Rudolf Buchbinder und sein „Diabelli Project“

FRANKFURT. Rudolf Buchbinder überzeugte als Gast von „Pro Arte“ im Großen Saal der Alten Oper mit seinem auf mehreren Ebenen durchdachten „Diabelli Project“. Nach eigenen Worten sind Beethovens „Diabelli-Variationen“ sein „Lebens-Leitmotiv“. Sie entstanden, als der Wiener Verleger Anton Diabelli (1781-1858) „vaterländische“ Tonkünstler aufgerufen hatte, Variationen über einen von ihm komponierten Walzer zu schreiben, um sie zu verlegen, auf dass sie in möglichst vielen Bildungsbürgerhaushalten gespielt würden.
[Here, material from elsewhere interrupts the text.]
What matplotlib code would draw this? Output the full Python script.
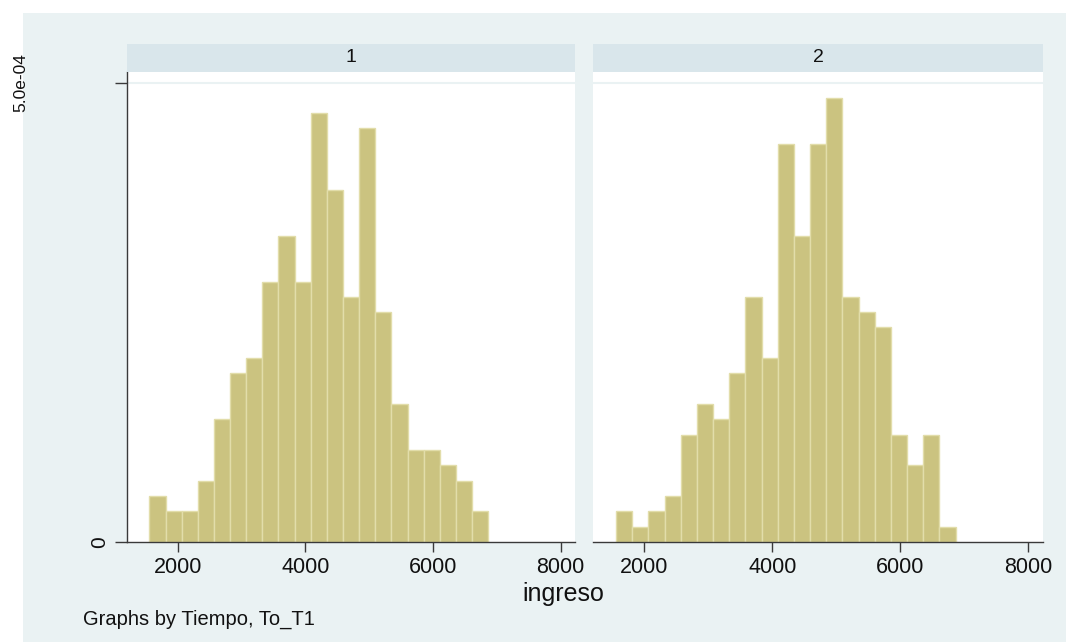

Eine clevere Idee, die auch unbeachteten Komponisten ein Bekanntwerden versprach. Beethoven durchkreuzte sie einerseits durch den Umfang von 33 Variationen. Dafür musste Diabelli einen eigenen Band (von zweien) auflegen. Zum anderen war sein Werk auch für fleißig Übende nicht spielbar. Darüber hinaus taugten sie, als schonungsloses Fragen, kaum der Zerstreuung.

Neue Variationen über einen Walzer von Anton Diabelli

Buchbinder variierte Diabellis Idee, indem er mit internationaler Unterstützung elf Komponisten der Gegenwart bat, neue „Variationen über einen Walzer von Anton Diabelli“ (2020) zu schreiben. An diesem Abend wirkten sie wie eine Hinführung zu Beethovens op. 120. Denn sie schienen weniger Diabellis Vorlage zu thematisieren (Buchbinder hatte sie mit betont wenig pianistischer Wertschätzung vorgestellt), als Beethovens Reibung daran. Etwa mit auffällig vielen geradlinigen Prozessen und vielem Fragen.

„Diabellical Waltz“ der 1973 im Ural geborenen New Yorkerin Lera Auerbach arbeitete sich aus höllischen Tiefen zu eiswürfelartiger Klarheit hervor. „Variation for Rudi” des 1961 geborenen Australiers Brett Dean würdigte Beethovens „Swing“. „Verlust” hatte Toshio Hosokawa (*1955) sein nachdenkliches Fragen überschrieben. Eher extrovertiert wirkte „Rock it, Rudi!“ von Christian Jost (*1963). „Variation for R.B.“ von Brad Lubman (*1962) führte im Dialog aus Dissonanzen. Mit einem geradlinigen Aufwärtsstreben begann „Zwei Jahrhunderte später“ von Philippe Manoury (*1952). Ein intimes und nachdenkliches Fragen berührte in „Diabelli“ von Max Richter (*1966). Kreiselnde Figuren prägten „Variation on a theme by Anton Diabelli” von Rodion Shchedrin (*1932). „Eigensinnig“ wollte Johannes Maria Staud (*1974) sein “A propos…de Diabelli“. Eine große Eruption war „Blue Orchid“ von Tan Dun (*1957), während Jörg Widmann (*1973), Beethovens volkstümliche Ader würdigend, seine „Diabelli-Variation“ mit Radetzky-Marsch-Anklängen gewürzt hatte.

Diabellis Sammlung „Vaterländischer Künstlerverein“ (1824)

Als teils vergnügliches Zwischenspiel erklang eine Auswahl aus dem Zweiten Band von Diabellis Sammlung „Vaterländischer Künstlerverein“ (1824), in der neben Czerny, Liszt und Schubert auch der im Todesjahr seines Vaters geborene Franz Xaver Wolfgang Mozart vertreten war. Auf Schubert rekurrierte die einzige Zugabe, die Buchbinder nach dem Vorstellen von seinem „Lebens-Leitmotiv“, dessen Ansprache tiefer persönlicher Schichten spürbar Resonanz fand, noch gewährte.